— START OF Input records —
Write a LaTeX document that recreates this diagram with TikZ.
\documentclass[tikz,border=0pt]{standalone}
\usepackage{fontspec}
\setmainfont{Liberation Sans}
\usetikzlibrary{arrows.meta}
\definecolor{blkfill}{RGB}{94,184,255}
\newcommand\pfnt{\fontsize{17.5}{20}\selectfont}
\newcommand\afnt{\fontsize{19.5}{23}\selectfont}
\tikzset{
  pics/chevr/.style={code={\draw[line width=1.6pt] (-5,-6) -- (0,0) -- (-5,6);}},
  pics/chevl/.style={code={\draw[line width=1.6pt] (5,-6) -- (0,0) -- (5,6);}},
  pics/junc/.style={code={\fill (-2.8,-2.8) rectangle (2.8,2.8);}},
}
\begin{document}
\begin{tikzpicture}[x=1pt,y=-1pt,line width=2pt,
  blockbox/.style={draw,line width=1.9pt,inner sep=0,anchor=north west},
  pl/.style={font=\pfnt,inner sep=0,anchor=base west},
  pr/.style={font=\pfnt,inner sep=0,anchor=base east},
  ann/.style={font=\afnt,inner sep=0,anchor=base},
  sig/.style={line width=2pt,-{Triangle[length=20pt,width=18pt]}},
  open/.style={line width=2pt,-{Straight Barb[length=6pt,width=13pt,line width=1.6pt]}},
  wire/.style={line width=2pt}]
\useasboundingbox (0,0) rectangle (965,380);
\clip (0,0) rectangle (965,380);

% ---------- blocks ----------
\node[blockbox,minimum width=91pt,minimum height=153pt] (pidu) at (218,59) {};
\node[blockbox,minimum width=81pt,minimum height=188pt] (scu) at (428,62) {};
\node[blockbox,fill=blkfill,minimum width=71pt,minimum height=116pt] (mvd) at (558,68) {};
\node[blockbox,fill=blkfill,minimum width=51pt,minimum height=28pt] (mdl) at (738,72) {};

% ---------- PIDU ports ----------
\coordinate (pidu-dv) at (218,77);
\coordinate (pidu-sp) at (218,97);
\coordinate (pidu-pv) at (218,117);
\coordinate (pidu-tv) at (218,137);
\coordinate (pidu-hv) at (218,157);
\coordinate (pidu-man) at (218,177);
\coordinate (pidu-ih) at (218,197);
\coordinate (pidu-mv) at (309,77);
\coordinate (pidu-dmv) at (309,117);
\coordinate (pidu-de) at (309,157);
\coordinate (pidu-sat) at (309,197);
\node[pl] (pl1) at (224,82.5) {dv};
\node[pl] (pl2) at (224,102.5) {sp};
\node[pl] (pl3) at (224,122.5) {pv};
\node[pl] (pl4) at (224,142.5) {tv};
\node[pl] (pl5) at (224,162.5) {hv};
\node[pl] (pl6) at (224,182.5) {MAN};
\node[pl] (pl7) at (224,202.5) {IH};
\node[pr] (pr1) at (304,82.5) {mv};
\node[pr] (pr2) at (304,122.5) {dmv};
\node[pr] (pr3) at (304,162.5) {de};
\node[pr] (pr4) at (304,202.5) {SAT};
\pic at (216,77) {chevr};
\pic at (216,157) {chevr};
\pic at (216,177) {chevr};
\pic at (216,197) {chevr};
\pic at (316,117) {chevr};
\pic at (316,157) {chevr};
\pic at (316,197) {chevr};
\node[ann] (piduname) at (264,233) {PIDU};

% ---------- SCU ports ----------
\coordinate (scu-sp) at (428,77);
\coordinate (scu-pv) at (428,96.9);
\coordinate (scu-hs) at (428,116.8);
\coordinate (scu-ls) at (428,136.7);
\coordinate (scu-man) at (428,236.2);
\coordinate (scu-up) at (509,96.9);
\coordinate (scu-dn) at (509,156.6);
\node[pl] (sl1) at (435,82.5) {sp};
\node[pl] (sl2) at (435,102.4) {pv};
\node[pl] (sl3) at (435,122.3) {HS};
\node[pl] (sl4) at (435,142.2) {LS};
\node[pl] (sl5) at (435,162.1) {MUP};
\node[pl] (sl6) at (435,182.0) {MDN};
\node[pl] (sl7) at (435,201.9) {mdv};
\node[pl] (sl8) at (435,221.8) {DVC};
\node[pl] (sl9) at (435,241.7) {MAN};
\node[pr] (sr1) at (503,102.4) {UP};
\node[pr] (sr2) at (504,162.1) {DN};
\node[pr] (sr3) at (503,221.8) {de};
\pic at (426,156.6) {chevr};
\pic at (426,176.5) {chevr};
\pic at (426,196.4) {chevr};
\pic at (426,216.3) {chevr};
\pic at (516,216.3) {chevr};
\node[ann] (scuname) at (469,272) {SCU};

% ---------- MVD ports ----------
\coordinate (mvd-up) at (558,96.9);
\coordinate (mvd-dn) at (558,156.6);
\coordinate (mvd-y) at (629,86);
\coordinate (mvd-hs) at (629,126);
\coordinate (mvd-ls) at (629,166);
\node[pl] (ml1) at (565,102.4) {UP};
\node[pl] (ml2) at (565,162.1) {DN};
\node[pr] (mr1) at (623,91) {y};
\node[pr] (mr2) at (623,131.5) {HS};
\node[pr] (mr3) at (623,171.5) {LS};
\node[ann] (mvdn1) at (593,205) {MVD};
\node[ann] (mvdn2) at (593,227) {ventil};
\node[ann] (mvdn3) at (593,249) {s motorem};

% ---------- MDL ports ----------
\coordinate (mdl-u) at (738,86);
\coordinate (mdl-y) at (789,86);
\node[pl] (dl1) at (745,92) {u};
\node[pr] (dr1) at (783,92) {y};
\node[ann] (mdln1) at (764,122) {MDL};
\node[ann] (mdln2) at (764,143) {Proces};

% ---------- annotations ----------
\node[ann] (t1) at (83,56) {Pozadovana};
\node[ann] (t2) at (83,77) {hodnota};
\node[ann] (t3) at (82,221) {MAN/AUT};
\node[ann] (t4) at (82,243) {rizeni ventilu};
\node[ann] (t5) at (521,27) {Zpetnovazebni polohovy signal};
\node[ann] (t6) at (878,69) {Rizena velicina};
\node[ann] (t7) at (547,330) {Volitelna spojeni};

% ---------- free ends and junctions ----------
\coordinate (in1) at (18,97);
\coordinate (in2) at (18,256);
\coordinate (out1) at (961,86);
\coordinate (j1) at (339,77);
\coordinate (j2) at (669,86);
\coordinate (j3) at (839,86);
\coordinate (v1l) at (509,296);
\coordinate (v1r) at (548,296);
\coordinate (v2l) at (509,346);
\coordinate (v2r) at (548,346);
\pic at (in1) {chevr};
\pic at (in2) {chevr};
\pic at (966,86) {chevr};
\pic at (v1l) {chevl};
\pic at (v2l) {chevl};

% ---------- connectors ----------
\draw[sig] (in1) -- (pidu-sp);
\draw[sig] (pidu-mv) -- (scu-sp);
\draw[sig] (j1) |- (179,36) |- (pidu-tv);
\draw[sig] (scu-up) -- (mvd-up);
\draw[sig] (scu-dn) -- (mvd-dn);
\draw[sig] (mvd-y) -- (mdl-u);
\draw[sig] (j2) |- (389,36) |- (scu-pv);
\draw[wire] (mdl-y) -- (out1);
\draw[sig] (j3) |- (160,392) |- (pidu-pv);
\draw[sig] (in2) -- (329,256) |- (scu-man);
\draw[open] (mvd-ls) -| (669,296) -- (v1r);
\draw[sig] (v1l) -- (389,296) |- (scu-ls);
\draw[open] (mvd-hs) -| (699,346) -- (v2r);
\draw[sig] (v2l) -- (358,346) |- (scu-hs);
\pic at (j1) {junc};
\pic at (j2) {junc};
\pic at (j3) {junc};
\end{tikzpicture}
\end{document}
— END OF Input records —
— START OF Input records —
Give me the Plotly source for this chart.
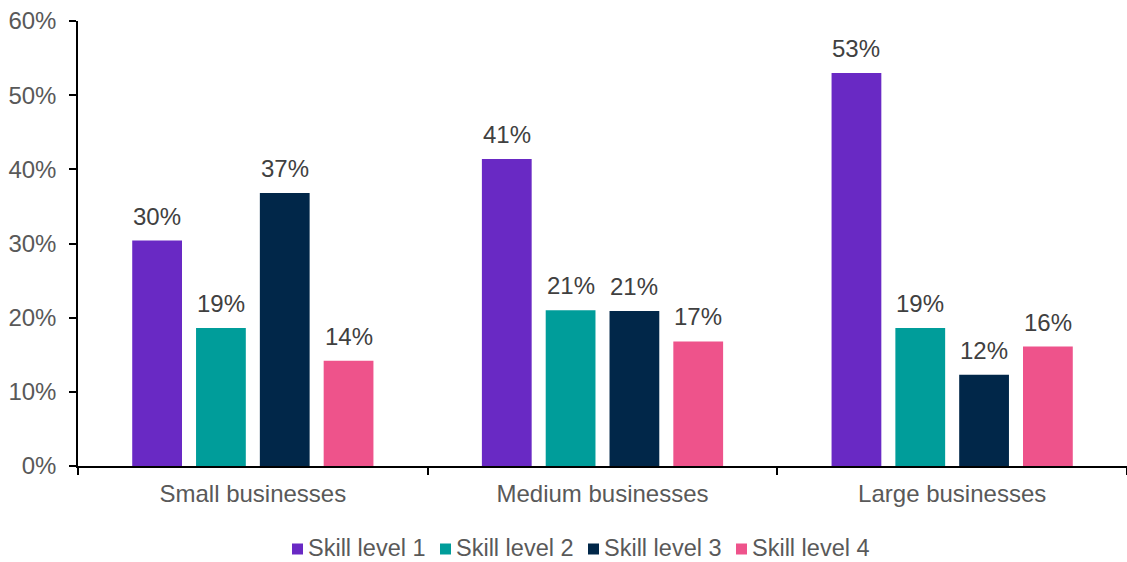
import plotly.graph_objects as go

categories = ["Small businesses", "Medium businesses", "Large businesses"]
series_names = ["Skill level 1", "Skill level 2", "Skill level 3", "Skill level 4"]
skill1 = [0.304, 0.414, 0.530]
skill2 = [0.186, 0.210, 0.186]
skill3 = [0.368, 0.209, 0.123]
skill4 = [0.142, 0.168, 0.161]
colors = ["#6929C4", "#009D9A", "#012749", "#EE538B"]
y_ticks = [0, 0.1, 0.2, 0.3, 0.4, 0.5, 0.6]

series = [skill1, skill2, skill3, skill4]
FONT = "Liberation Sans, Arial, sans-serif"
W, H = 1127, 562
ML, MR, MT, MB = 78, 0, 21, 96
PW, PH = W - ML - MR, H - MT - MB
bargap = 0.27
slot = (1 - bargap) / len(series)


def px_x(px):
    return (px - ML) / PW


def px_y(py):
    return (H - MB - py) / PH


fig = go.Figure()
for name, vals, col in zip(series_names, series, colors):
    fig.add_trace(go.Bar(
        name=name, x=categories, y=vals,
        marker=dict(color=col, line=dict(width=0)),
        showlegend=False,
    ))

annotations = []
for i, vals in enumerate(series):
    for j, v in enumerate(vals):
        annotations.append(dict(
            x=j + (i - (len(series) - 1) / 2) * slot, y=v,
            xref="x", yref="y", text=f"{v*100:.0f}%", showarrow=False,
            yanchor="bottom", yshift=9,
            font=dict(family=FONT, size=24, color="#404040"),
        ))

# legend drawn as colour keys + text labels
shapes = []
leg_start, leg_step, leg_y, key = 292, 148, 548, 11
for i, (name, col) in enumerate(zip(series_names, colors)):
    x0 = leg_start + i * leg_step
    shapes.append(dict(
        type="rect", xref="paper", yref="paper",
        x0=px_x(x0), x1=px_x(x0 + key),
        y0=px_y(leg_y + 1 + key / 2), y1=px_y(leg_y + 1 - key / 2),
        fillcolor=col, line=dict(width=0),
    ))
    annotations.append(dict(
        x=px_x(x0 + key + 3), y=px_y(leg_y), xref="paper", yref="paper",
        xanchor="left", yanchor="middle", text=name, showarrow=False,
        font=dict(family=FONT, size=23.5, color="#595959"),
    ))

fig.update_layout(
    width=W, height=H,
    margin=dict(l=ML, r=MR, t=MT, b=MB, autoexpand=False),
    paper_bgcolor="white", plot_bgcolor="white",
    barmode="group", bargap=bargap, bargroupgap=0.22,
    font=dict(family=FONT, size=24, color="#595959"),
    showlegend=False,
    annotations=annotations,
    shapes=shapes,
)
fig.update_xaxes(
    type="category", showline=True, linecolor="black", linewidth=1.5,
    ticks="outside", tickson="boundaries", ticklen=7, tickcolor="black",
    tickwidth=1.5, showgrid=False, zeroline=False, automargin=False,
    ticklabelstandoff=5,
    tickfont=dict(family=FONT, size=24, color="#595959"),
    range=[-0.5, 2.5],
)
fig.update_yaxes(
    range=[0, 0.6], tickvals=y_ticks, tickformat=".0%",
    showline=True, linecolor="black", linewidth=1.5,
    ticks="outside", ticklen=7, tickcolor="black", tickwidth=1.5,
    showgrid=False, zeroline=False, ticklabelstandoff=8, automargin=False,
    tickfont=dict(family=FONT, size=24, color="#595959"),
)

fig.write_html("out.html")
— END OF Input records —
— START OF Input records —
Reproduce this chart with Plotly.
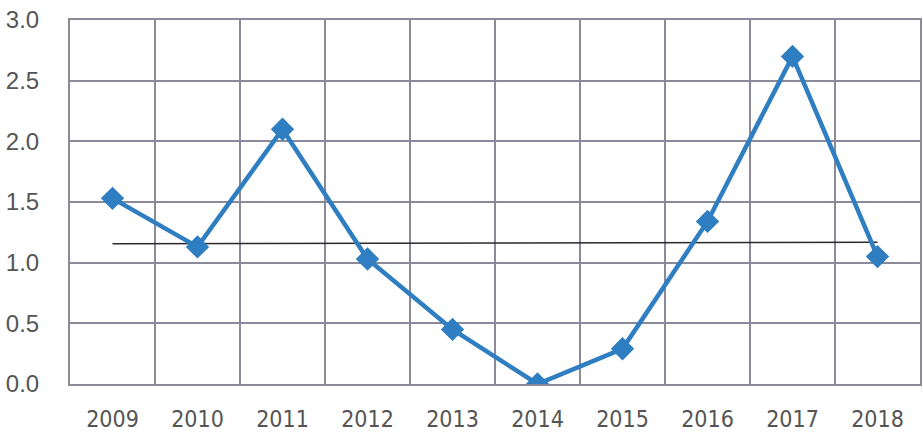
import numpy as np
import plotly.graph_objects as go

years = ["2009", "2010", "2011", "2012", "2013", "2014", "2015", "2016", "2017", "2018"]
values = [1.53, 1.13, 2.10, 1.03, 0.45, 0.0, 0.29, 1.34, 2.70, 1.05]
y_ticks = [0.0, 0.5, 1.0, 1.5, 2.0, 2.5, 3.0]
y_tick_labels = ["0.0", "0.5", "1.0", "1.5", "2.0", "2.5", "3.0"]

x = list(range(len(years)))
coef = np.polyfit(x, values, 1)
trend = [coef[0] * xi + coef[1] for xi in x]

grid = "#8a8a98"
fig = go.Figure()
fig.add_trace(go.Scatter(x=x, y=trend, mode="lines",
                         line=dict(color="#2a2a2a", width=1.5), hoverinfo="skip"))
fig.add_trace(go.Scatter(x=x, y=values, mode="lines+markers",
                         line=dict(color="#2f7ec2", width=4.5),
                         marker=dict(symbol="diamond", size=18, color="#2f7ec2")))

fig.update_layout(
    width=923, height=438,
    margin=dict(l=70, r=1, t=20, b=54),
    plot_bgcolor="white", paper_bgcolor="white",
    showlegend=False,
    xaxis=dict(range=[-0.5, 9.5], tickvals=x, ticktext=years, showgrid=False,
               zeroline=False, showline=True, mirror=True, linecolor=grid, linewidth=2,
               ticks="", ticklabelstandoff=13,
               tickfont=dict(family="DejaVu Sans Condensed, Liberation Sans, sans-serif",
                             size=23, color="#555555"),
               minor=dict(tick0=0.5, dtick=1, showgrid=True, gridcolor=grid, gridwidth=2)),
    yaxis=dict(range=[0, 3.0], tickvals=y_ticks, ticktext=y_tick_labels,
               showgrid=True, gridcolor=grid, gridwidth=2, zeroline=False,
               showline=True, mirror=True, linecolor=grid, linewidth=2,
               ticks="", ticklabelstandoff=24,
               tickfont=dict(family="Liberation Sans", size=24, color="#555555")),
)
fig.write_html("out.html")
— END OF Input records —
## Written problem
Would you restate, exactly and with no pictures, the lines of the entries above from the one containing "Reproduce this chart with Plotly." through the one containing "trend = [coef[0] * xi + coef[1] for xi in x]"?

## Answer to this exercise
Reproduce this chart with Plotly.
import numpy as np
import plotly.graph_objects as go

years = ["2009", "2010", "2011", "2012", "2013", "2014", "2015", "2016", "2017", "2018"]
values = [1.53, 1.13, 2.10, 1.03, 0.45, 0.0, 0.29, 1.34, 2.70, 1.05]
y_ticks = [0.0, 0.5, 1.0, 1.5, 2.0, 2.5, 3.0]
y_tick_labels = ["0.0", "0.5", "1.0", "1.5", "2.0", "2.5", "3.0"]

x = list(range(len(years)))
coef = np.polyfit(x, values, 1)
trend = [coef[0] * xi + coef[1] for xi in x]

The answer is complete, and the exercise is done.